--- START OF Listed records ---

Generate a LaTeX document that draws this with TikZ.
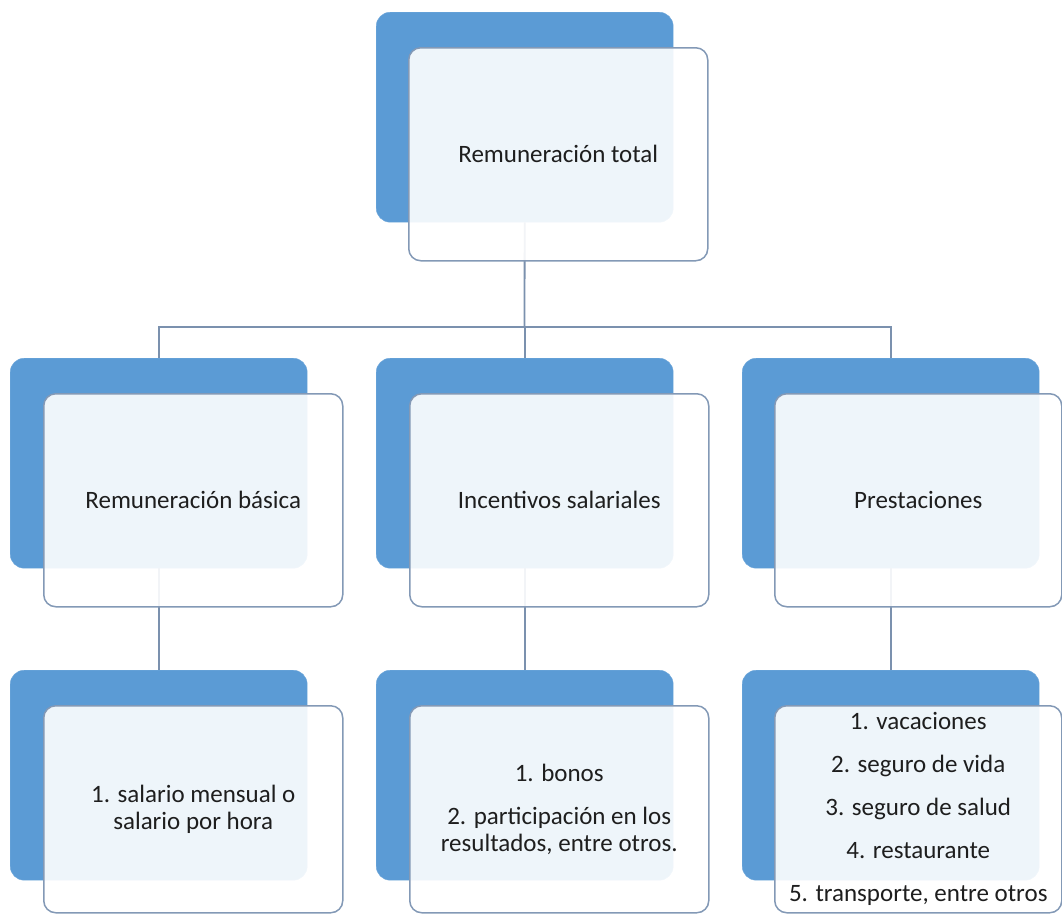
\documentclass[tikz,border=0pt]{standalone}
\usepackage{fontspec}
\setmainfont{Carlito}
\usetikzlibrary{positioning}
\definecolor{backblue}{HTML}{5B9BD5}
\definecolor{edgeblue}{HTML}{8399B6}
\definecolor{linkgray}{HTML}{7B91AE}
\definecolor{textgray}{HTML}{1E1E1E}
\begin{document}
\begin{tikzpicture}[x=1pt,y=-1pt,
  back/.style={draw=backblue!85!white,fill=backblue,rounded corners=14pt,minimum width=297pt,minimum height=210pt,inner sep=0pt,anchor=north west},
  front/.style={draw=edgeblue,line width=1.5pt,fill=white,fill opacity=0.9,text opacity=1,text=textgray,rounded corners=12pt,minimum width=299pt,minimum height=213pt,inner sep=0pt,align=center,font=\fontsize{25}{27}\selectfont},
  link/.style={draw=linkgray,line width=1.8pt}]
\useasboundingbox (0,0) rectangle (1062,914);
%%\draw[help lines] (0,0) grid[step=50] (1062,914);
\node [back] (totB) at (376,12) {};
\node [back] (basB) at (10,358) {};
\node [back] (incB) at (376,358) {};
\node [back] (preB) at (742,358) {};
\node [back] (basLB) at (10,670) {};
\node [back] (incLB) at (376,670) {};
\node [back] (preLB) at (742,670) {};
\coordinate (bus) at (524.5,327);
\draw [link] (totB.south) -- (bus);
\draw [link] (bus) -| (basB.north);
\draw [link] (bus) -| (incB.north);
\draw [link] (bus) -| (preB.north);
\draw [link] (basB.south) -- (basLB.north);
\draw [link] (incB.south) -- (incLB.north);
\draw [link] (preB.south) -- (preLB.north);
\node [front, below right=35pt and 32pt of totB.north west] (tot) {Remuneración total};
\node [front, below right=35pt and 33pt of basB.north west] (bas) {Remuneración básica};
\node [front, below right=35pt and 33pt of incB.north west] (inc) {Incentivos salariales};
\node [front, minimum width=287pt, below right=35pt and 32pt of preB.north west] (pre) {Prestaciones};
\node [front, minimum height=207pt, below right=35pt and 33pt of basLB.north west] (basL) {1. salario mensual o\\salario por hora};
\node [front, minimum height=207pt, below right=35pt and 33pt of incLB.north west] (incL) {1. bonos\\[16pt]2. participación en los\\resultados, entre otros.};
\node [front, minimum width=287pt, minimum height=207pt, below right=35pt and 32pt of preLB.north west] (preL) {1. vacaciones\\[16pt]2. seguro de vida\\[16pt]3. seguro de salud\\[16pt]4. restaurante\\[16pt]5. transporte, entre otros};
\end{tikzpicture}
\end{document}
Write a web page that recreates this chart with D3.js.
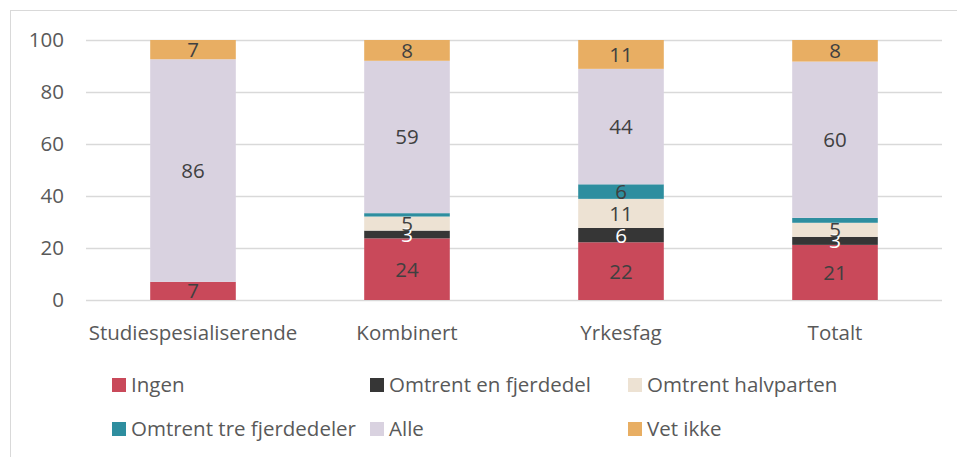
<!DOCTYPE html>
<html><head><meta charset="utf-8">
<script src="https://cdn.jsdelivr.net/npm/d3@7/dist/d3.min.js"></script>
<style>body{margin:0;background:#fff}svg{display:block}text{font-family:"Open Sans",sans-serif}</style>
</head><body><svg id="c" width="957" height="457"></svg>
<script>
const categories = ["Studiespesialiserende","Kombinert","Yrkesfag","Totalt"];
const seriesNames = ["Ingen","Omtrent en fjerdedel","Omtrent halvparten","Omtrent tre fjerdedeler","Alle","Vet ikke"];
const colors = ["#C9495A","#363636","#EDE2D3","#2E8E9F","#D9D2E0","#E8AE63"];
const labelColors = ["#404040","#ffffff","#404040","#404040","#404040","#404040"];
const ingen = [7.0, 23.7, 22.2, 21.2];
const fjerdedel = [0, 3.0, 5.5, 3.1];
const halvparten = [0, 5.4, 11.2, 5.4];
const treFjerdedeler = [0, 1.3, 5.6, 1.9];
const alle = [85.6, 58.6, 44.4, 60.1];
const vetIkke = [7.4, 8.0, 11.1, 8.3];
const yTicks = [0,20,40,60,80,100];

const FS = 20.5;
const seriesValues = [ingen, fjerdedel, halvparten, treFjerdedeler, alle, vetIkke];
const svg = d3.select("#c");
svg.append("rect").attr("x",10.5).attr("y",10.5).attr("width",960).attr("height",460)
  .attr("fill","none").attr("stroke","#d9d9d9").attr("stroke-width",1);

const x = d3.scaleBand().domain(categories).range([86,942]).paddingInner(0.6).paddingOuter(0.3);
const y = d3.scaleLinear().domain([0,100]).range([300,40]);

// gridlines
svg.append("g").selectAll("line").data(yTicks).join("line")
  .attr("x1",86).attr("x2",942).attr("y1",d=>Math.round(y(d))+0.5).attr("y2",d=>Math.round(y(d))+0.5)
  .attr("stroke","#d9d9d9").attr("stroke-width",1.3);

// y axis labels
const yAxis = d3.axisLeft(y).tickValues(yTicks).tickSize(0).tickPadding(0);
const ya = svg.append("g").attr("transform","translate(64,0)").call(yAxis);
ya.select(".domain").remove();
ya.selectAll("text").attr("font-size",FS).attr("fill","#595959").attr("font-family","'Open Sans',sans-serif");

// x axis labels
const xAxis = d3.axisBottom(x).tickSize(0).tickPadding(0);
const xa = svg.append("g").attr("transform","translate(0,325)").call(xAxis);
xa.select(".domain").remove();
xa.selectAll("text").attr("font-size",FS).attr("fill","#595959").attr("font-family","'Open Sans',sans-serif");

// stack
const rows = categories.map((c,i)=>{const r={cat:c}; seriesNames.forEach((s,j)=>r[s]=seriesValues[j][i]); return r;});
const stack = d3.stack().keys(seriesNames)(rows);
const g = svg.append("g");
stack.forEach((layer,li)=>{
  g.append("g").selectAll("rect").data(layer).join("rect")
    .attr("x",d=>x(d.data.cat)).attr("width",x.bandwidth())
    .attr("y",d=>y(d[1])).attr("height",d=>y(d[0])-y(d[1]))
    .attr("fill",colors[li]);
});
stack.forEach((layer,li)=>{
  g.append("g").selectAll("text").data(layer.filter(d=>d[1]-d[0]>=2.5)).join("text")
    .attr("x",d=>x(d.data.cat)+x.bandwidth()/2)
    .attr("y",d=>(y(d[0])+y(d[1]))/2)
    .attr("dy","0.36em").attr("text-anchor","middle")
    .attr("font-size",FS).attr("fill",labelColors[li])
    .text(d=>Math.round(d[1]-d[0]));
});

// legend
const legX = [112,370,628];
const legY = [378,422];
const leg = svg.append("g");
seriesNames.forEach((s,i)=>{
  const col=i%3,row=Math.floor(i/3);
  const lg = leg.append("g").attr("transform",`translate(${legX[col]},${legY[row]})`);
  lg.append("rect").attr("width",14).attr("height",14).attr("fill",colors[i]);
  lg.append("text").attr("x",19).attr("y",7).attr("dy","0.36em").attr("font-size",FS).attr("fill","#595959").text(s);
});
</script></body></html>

--- END OF Listed records ---
--- START OF Listed records ---

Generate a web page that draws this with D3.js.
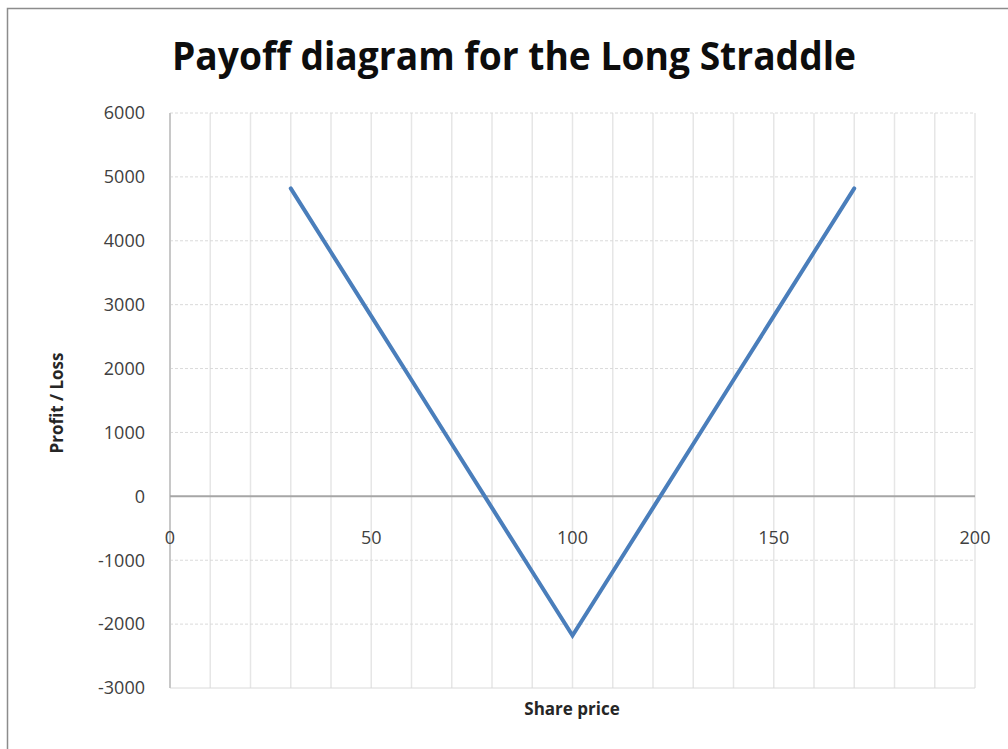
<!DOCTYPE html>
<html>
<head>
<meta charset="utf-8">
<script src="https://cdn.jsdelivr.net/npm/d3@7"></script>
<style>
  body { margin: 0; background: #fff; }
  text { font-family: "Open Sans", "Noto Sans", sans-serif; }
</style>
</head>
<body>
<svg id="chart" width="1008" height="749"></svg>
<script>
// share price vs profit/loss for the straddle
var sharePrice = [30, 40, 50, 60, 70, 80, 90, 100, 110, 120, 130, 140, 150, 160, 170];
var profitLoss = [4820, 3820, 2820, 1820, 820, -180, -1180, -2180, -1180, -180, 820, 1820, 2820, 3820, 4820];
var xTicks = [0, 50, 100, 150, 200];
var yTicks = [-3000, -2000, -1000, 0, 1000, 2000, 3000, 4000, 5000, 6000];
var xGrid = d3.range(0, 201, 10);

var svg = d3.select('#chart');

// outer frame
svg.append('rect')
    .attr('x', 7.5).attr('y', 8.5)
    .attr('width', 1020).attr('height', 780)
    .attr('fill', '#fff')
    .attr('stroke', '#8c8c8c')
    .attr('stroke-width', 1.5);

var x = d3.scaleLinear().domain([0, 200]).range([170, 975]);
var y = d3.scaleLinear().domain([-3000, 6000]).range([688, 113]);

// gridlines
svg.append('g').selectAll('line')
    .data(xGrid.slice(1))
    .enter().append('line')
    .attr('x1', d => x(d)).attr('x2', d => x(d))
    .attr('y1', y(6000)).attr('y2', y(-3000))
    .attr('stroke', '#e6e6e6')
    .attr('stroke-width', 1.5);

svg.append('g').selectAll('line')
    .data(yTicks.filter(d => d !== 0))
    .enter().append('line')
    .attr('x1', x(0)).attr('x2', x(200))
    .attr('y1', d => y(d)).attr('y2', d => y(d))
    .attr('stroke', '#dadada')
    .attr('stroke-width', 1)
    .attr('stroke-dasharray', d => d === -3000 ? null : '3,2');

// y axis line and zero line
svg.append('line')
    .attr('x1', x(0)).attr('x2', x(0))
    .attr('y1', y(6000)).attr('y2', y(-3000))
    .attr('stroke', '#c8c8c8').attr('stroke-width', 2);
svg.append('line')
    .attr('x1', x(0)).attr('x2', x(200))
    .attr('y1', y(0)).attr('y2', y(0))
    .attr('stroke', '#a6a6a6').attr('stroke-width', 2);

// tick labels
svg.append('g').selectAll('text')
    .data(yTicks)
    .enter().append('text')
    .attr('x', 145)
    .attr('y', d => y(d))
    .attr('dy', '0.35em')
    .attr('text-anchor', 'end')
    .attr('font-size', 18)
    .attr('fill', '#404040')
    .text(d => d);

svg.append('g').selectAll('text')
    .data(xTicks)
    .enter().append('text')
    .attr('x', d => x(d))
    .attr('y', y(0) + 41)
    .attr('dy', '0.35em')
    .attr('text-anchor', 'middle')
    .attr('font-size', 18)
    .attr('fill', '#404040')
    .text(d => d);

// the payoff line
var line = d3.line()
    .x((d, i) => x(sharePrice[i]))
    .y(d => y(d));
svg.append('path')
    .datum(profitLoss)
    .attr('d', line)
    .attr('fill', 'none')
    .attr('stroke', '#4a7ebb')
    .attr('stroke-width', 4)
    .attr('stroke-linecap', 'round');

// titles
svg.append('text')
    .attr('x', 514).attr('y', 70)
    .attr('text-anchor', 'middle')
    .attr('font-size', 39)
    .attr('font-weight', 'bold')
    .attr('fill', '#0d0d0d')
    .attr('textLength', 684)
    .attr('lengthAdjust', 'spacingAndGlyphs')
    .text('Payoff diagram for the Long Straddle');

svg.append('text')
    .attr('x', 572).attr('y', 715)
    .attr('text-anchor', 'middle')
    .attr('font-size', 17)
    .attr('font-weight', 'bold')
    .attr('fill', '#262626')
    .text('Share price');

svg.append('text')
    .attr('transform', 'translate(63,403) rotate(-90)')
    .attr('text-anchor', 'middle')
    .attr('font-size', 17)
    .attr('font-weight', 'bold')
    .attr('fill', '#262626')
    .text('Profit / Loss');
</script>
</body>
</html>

--- END OF Listed records ---
--- START OF Listed records ---

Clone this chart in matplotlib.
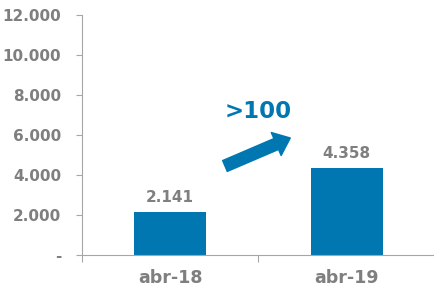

--- END OF Listed records ---

**Task details**
Set down, word for word, the lines from the one holding "Generate a web" through the one holding "null : '3,2');". Skip the pictures.

**Exercise response**
Generate a web page that draws this with D3.js.
<!DOCTYPE html>
<html>
<head>
<meta charset="utf-8">
<script src="https://cdn.jsdelivr.net/npm/d3@7"></script>
<style>
  body { margin: 0; background: #fff; }
  text { font-family: "Open Sans", "Noto Sans", sans-serif; }
</style>
</head>
<body>
<svg id="chart" width="1008" height="749"></svg>
<script>
// share price vs profit/loss for the straddle
var sharePrice = [30, 40, 50, 60, 70, 80, 90, 100, 110, 120, 130, 140, 150, 160, 170];
var profitLoss = [4820, 3820, 2820, 1820, 820, -180, -1180, -2180, -1180, -180, 820, 1820, 2820, 3820, 4820];
var xTicks = [0, 50, 100, 150, 200];
var yTicks = [-3000, -2000, -1000, 0, 1000, 2000, 3000, 4000, 5000, 6000];
var xGrid = d3.range(0, 201, 10);

var svg = d3.select('#chart');

// outer frame
svg.append('rect')
    .attr('x', 7.5).attr('y', 8.5)
    .attr('width', 1020).attr('height', 780)
    .attr('fill', '#fff')
    .attr('stroke', '#8c8c8c')
    .attr('stroke-width', 1.5);

var x = d3.scaleLinear().domain([0, 200]).range([170, 975]);
var y = d3.scaleLinear().domain([-3000, 6000]).range([688, 113]);

// gridlines
svg.append('g').selectAll('line')
    .data(xGrid.slice(1))
    .enter().append('line')
    .attr('x1', d => x(d)).attr('x2', d => x(d))
    .attr('y1', y(6000)).attr('y2', y(-3000))
    .attr('stroke', '#e6e6e6')
    .attr('stroke-width', 1.5);

svg.append('g').selectAll('line')
    .data(yTicks.filter(d => d !== 0))
    .enter().append('line')
    .attr('x1', x(0)).attr('x2', x(200))
    .attr('y1', d => y(d)).attr('y2', d => y(d))
    .attr('stroke', '#dadada')
    .attr('stroke-width', 1)
    .attr('stroke-dasharray', d => d === -3000 ? null : '3,2');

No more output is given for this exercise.